## START Supplied material

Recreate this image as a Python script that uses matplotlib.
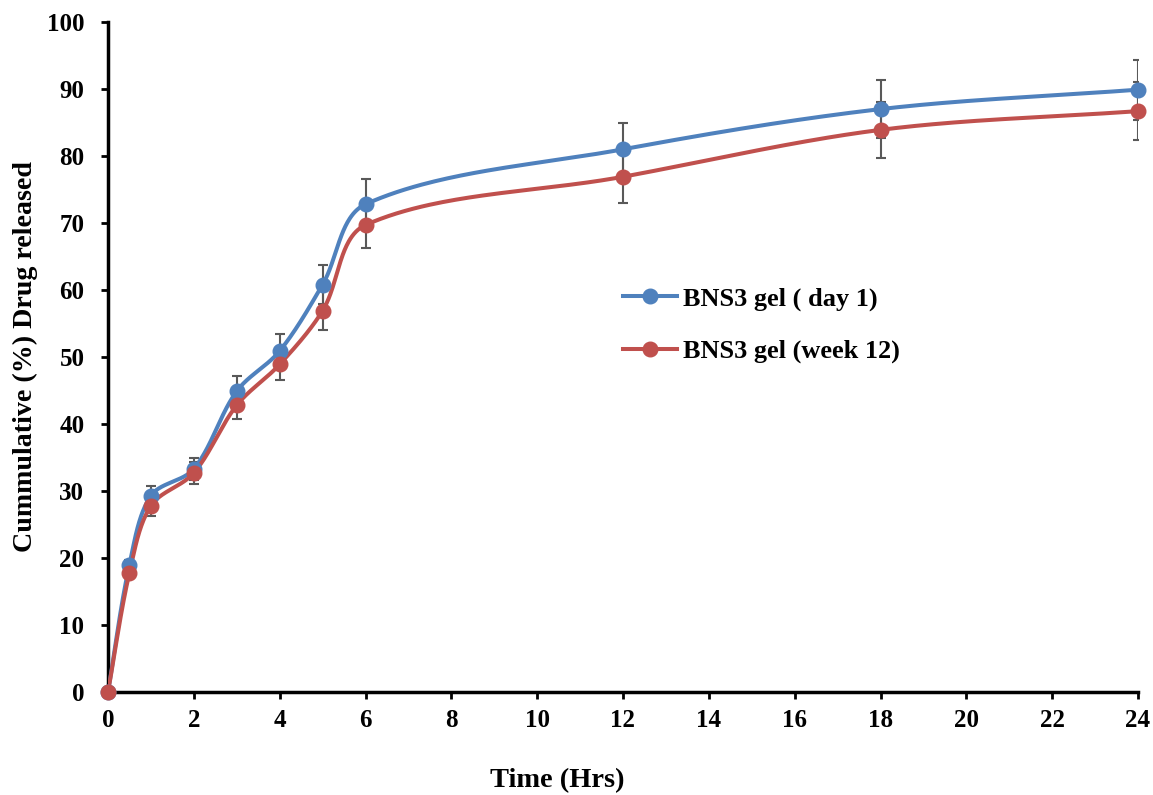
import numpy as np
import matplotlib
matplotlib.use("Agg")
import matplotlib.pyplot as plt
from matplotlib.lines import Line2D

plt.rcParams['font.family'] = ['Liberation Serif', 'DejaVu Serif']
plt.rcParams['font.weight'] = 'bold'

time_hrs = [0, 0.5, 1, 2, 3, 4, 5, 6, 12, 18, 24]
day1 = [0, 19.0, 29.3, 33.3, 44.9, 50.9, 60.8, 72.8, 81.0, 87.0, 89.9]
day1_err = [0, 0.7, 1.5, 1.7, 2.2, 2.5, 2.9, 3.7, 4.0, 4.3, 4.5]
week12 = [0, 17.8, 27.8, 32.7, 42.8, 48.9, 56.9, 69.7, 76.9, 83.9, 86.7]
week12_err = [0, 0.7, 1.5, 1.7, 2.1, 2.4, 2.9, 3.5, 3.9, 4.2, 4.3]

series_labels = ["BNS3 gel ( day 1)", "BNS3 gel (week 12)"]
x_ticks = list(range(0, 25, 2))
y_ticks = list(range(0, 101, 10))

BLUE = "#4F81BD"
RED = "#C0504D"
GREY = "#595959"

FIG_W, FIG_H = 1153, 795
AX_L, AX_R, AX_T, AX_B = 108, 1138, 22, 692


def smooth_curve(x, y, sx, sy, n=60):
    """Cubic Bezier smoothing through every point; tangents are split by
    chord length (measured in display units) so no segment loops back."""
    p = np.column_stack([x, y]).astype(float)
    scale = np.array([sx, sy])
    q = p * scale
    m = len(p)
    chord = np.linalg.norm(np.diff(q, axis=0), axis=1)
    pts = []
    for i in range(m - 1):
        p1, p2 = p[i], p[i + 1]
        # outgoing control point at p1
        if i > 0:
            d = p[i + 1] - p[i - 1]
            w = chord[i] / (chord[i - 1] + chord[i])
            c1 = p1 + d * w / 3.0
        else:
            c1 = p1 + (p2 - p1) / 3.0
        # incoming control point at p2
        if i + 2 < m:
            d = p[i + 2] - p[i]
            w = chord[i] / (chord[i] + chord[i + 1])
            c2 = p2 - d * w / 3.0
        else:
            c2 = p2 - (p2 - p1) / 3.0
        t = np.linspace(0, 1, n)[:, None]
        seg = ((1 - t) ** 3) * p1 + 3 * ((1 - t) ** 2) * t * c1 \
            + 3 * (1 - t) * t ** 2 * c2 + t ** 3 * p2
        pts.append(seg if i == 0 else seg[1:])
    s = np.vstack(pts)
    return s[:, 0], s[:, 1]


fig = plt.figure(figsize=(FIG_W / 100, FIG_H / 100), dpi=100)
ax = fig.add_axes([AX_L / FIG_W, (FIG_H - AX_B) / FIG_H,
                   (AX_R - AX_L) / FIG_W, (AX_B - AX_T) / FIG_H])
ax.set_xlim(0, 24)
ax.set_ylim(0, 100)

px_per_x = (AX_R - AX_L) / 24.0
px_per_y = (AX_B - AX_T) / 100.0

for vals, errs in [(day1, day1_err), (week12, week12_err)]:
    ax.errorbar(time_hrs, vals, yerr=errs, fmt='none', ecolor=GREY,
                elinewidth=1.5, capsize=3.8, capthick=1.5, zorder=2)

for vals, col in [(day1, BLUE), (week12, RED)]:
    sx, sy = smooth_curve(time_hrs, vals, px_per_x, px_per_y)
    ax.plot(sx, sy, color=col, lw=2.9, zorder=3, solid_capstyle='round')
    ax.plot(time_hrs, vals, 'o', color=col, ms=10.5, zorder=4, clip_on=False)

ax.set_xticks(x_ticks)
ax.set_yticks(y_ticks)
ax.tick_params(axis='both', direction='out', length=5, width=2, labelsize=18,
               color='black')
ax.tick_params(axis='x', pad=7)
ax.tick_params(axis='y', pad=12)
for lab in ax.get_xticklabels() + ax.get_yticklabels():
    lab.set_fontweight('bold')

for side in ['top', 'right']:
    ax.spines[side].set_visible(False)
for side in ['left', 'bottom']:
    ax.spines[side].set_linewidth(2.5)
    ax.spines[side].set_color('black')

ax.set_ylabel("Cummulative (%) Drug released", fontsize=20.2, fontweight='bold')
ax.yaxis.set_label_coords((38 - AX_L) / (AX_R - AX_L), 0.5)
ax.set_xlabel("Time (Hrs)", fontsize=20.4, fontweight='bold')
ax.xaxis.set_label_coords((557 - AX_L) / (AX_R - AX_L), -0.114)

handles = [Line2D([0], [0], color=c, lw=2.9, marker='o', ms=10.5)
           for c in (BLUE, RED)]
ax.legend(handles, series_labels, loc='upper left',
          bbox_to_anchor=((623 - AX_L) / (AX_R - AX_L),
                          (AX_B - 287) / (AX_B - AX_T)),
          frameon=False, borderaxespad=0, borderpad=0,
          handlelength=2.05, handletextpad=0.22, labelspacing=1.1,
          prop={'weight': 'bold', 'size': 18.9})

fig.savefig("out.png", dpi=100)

## END Supplied material

• Aim
Without including any pictures, print all of the material exactly as given.

• Response to the task
Recreate this image as a Python script that uses matplotlib.
import numpy as np
import matplotlib
matplotlib.use("Agg")
import matplotlib.pyplot as plt
from matplotlib.lines import Line2D

plt.rcParams['font.family'] = ['Liberation Serif', 'DejaVu Serif']
plt.rcParams['font.weight'] = 'bold'

time_hrs = [0, 0.5, 1, 2, 3, 4, 5, 6, 12, 18, 24]
day1 = [0, 19.0, 29.3, 33.3, 44.9, 50.9, 60.8, 72.8, 81.0, 87.0, 89.9]
day1_err = [0, 0.7, 1.5, 1.7, 2.2, 2.5, 2.9, 3.7, 4.0, 4.3, 4.5]
week12 = [0, 17.8, 27.8, 32.7, 42.8, 48.9, 56.9, 69.7, 76.9, 83.9, 86.7]
week12_err = [0, 0.7, 1.5, 1.7, 2.1, 2.4, 2.9, 3.5, 3.9, 4.2, 4.3]

series_labels = ["BNS3 gel ( day 1)", "BNS3 gel (week 12)"]
x_ticks = list(range(0, 25, 2))
y_ticks = list(range(0, 101, 10))

BLUE = "#4F81BD"
RED = "#C0504D"
GREY = "#595959"

FIG_W, FIG_H = 1153, 795
AX_L, AX_R, AX_T, AX_B = 108, 1138, 22, 692


def smooth_curve(x, y, sx, sy, n=60):
    """Cubic Bezier smoothing through every point; tangents are split by
    chord length (measured in display units) so no segment loops back."""
    p = np.column_stack([x, y]).astype(float)
    scale = np.array([sx, sy])
    q = p * scale
    m = len(p)
    chord = np.linalg.norm(np.diff(q, axis=0), axis=1)
    pts = []
    for i in range(m - 1):
        p1, p2 = p[i], p[i + 1]
        # outgoing control point at p1
        if i > 0:
            d = p[i + 1] - p[i - 1]
            w = chord[i] / (chord[i - 1] + chord[i])
            c1 = p1 + d * w / 3.0
        else:
            c1 = p1 + (p2 - p1) / 3.0
        # incoming control point at p2
        if i + 2 < m:
            d = p[i + 2] - p[i]
            w = chord[i] / (chord[i] + chord[i + 1])
            c2 = p2 - d * w / 3.0
        else:
            c2 = p2 - (p2 - p1) / 3.0
        t = np.linspace(0, 1, n)[:, None]
        seg = ((1 - t) ** 3) * p1 + 3 * ((1 - t) ** 2) * t * c1 \
            + 3 * (1 - t) * t ** 2 * c2 + t ** 3 * p2
        pts.append(seg if i == 0 else seg[1:])
    s = np.vstack(pts)
    return s[:, 0], s[:, 1]


fig = plt.figure(figsize=(FIG_W / 100, FIG_H / 100), dpi=100)
ax = fig.add_axes([AX_L / FIG_W, (FIG_H - AX_B) / FIG_H,
                   (AX_R - AX_L) / FIG_W, (AX_B - AX_T) / FIG_H])
ax.set_xlim(0, 24)
ax.set_ylim(0, 100)

px_per_x = (AX_R - AX_L) / 24.0
px_per_y = (AX_B - AX_T) / 100.0

for vals, errs in [(day1, day1_err), (week12, week12_err)]:
    ax.errorbar(time_hrs, vals, yerr=errs, fmt='none', ecolor=GREY,
                elinewidth=1.5, capsize=3.8, capthick=1.5, zorder=2)

for vals, col in [(day1, BLUE), (week12, RED)]:
    sx, sy = smooth_curve(time_hrs, vals, px_per_x, px_per_y)
    ax.plot(sx, sy, color=col, lw=2.9, zorder=3, solid_capstyle='round')
    ax.plot(time_hrs, vals, 'o', color=col, ms=10.5, zorder=4, clip_on=False)

ax.set_xticks(x_ticks)
ax.set_yticks(y_ticks)
ax.tick_params(axis='both', direction='out', length=5, width=2, labelsize=18,
               color='black')
ax.tick_params(axis='x', pad=7)
ax.tick_params(axis='y', pad=12)
for lab in ax.get_xticklabels() + ax.get_yticklabels():
    lab.set_fontweight('bold')

for side in ['top', 'right']:
    ax.spines[side].set_visible(False)
for side in ['left', 'bottom']:
    ax.spines[side].set_linewidth(2.5)
    ax.spines[side].set_color('black')

ax.set_ylabel("Cummulative (%) Drug released", fontsize=20.2, fontweight='bold')
ax.yaxis.set_label_coords((38 - AX_L) / (AX_R - AX_L), 0.5)
ax.set_xlabel("Time (Hrs)", fontsize=20.4, fontweight='bold')
ax.xaxis.set_label_coords((557 - AX_L) / (AX_R - AX_L), -0.114)

handles = [Line2D([0], [0], color=c, lw=2.9, marker='o', ms=10.5)
           for c in (BLUE, RED)]
ax.legend(handles, series_labels, loc='upper left',
          bbox_to_anchor=((623 - AX_L) / (AX_R - AX_L),
                          (AX_B - 287) / (AX_B - AX_T)),
          frameon=False, borderaxespad=0, borderpad=0,
          handlelength=2.05, handletextpad=0.22, labelspacing=1.1,
          prop={'weight': 'bold', 'size': 18.9})

fig.savefig("out.png", dpi=100)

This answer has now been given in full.